Die Mehrzahl der ostpreußischen Uradeligen machte bis 1945 eine Karriere beim Militär. Einige Familien brachten sogar in unablässiger Folge hohe Offiziere hervor. So kamen aus den Häusern Kalck-stein und Dohna gleich fünf preußische Generalfeldmarschälle, nämlich Christoph Wilhelm von Kalckstein und Ludwig Karl von Kalckstein sowie Alexander Burggraf und Graf zu Dohna-Schlobitten, Friedrich Ludwig Burggraf zu Dohna-Carwinden und Friedrich Burggraf und Graf zu Dohna-Schlobitten. Letzterer heiratete im November 1809 die älteste Tochter des begnadeten Militärreformers Gerhard von Scharnhorst. 

Die allermeisten preußischen Generäle stellte allerdings wohl das Geschlecht der Mansteins, wobei der prominenteste Träger des Namens Manstein, der Generalfeldmarschall der Wehrmacht Erich von Manstein, aber ein Adoptivsohn des preußischen Generalleutnants Georg von Manstein war und den Geburtsnamen Fritz Erich von Lewinski trug.

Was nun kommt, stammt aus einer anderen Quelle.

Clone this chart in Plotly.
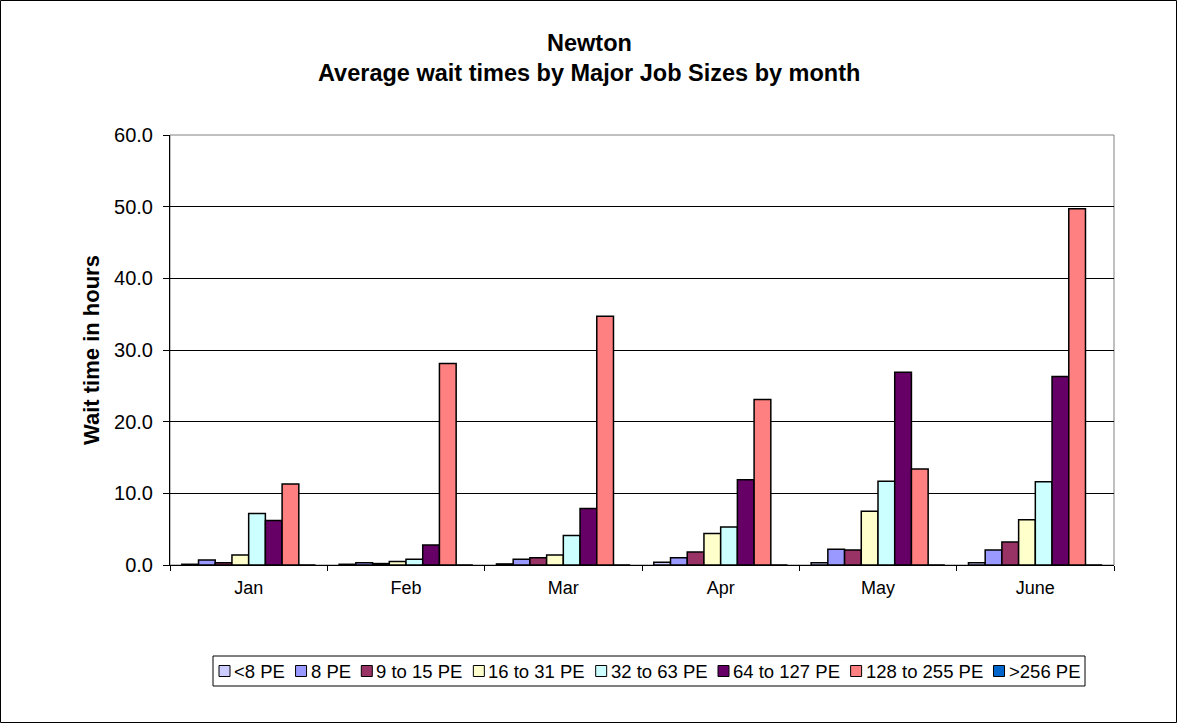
import plotly.graph_objects as go

# Average wait time (hours) per month for each job-size class
months = ["Jan", "Feb", "Mar", "Apr", "May", "June"]
series_names = ["<8 PE", "8 PE", "9 to 15 PE", "16 to 31 PE",
                "32 to 63 PE", "64 to 127 PE", "128 to 255 PE", ">256 PE"]
lt8_pe = [0.1, 0.1, 0.15, 0.4, 0.3, 0.3]
pe_8 = [0.7, 0.3, 0.8, 1.0, 2.2, 2.1]
pe_9_15 = [0.3, 0.2, 1.0, 1.8, 2.1, 3.2]
pe_16_31 = [1.4, 0.5, 1.4, 4.4, 7.5, 6.3]
pe_32_63 = [7.2, 0.8, 4.1, 5.3, 11.7, 11.6]
pe_64_127 = [6.2, 2.8, 7.9, 11.9, 26.9, 26.3]
pe_128_255 = [11.3, 28.1, 34.7, 23.1, 13.4, 49.7]
gt256_pe = [0.0, 0.0, 0.0, 0.0, 0.0, 0.0]
y_ticks = [0, 10, 20, 30, 40, 50, 60]

series_values = [lt8_pe, pe_8, pe_9_15, pe_16_31, pe_32_63,
                 pe_64_127, pe_128_255, gt256_pe]
colors = ["#CCCCFF", "#9999FF", "#993366", "#FFFFCC",
          "#CCFFFF", "#660066", "#FF8080", "#0066CC"]

W, H = 1178, 724
L, R, T, B = 170, 64, 135, 159
pw, ph = W - L - R, H - T - B

font = "Arial, Liberation Sans, sans-serif"


def px_x(px):
    return (px - L) / pw


def px_y(py):
    return (H - B - py) / ph


fig = go.Figure()
for name, vals, col in zip(series_names, series_values, colors):
    fig.add_trace(go.Bar(
        x=months, y=vals, name=name, showlegend=False,
        marker=dict(color=col, line=dict(color="black", width=1.5)),
    ))

# Legend box laid out by hand: small square swatch followed by its label
CHAR_W = {"<": 0.584, ">": 0.584, "P": 0.667, "E": 0.667, " ": 0.278,
          "t": 0.278, "o": 0.556}
LEG_FONT = 18.5
LEG_LEFT, LEG_RIGHT, LEG_TOP, LEG_BOTTOM = 213, 1085, 656, 686


def text_width(s, size):
    return sum(CHAR_W.get(c, 0.556) for c in s) * size


sq, sq_gap, pad = 11, 3, 6
widths = [sq + sq_gap + text_width(n, LEG_FONT) for n in series_names]
item_gap = ((LEG_RIGHT - LEG_LEFT) - 2 * pad - sum(widths)) / (len(widths) - 1)

shapes = [
    # plot area frame
    dict(type="rect", xref="paper", yref="paper", x0=0, x1=1, y0=0, y1=1,
         line=dict(color="#808080", width=1), layer="below"),
    # outer chart border
    dict(type="rect", xref="paper", yref="paper",
         x0=px_x(0.5), x1=px_x(W - 1.5), y0=px_y(H - 1.5), y1=px_y(0.5),
         line=dict(color="black", width=1)),
    # legend frame
    dict(type="rect", xref="paper", yref="paper",
         x0=px_x(LEG_LEFT), x1=px_x(LEG_RIGHT),
         y0=px_y(LEG_BOTTOM), y1=px_y(LEG_TOP),
         line=dict(color="black", width=1), fillcolor="white"),
]
annotations = [
    dict(text="<b>Newton</b>", xref="paper", yref="paper",
         x=px_x(589), y=px_y(43), showarrow=False,
         font=dict(size=23.5), xanchor="center", yanchor="middle"),
    dict(text="<b>Average wait times by Major Job Sizes by month</b>",
         xref="paper", yref="paper", x=px_x(589), y=px_y(73),
         showarrow=False, font=dict(size=23.5),
         xanchor="center", yanchor="middle"),
]

cy = (LEG_TOP + LEG_BOTTOM) / 2
x = LEG_LEFT + pad
for name, col, w in zip(series_names, colors, widths):
    shapes.append(dict(
        type="rect", xref="paper", yref="paper",
        x0=px_x(x), x1=px_x(x + sq), y0=px_y(cy + sq / 2), y1=px_y(cy - sq / 2),
        line=dict(color="black", width=1), fillcolor=col))
    annotations.append(dict(
        text=name, xref="paper", yref="paper", x=px_x(x + sq + sq_gap),
        y=px_y(cy), xanchor="left", yanchor="middle", showarrow=False,
        font=dict(size=LEG_FONT), xshift=-1))
    x += w + item_gap

fig.update_layout(
    width=W, height=H,
    margin=dict(l=L, r=R, t=T, b=B, pad=0),
    paper_bgcolor="white", plot_bgcolor="white",
    barmode="group", bargap=0.15, bargroupgap=0,
    font=dict(family=font, size=18, color="black"),
    showlegend=False,
    shapes=shapes,
    annotations=annotations,
)

fig.update_xaxes(
    showline=True, linecolor="black", linewidth=1,
    ticks="outside", tickson="boundaries", ticklen=5, tickcolor="black",
    tickfont=dict(size=18), ticklabelstandoff=6, showgrid=False,
)
fig.update_yaxes(
    range=[0, 60], tickvals=y_ticks, tickformat=".1f",
    showline=True, linecolor="black", linewidth=1,
    ticks="outside", ticklen=6, tickcolor="black",
    showgrid=True, gridcolor="black", gridwidth=1,
    tickfont=dict(size=20), ticklabelstandoff=6,
    title=dict(text="<b>Wait time in hours</b>", font=dict(size=22), standoff=8),
    zeroline=False,
)

fig.write_html("out.html")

Im Zweiten Weltkrieg gingen die Militärs aus dem ostpreußischen Uradel teilweise sehr unterschiedliche Wege. So schloss sich der Generalmajor Heinrich Graf zu Dohna-Schlobitten dem Widerstand gegen Hitler an und wurde deswegen am 14. September 1944 hingerichtet. Dahingegen avancierte der General der Panzertruppen Dietrich von Saucken noch am letzten Kriegstag zu einem der 28 höchstdekorierten Soldaten der Wehrmacht: Als Oberbefehlshaber der Armee Ostpreußen sorgte er im April 1945 dafür, dass 300.000 deutsche Zivilisten aus dem Raum Danzig nach Westen flüchten konnten, und erhielt am 8. Mai 1945 das Ritterkreuz mit Eichenlaub, Schwertern und Brillanten.

Ansonsten stellte der ostpreußische Uradel auch zwei Kriegsminister. Der General der Infanterie Paul Bronsart von Schellendorff übte das Amt von März 1883 bis April 1889 aus. Einige Jahre später, nämlich im Herbst 1893, folgte ihm sein jüngerer Bruder und Inhaber des gleichen Dienstgrades Walther Bronsart von Schellendorff nach, der dann seinerseits im August 1896 demissionierte.

Weitere Angehörige des ostpreußischen Uradels, die zivile Laufbahnen einschlugen, fungierten unter anderem als preußische Kanzler, Hofbeamte, Kammerherren, Landräte, Mitglieder des Herrenhauses, Reichstagsabgeordnete, Diplomaten, Juristen und Gestütsleiter.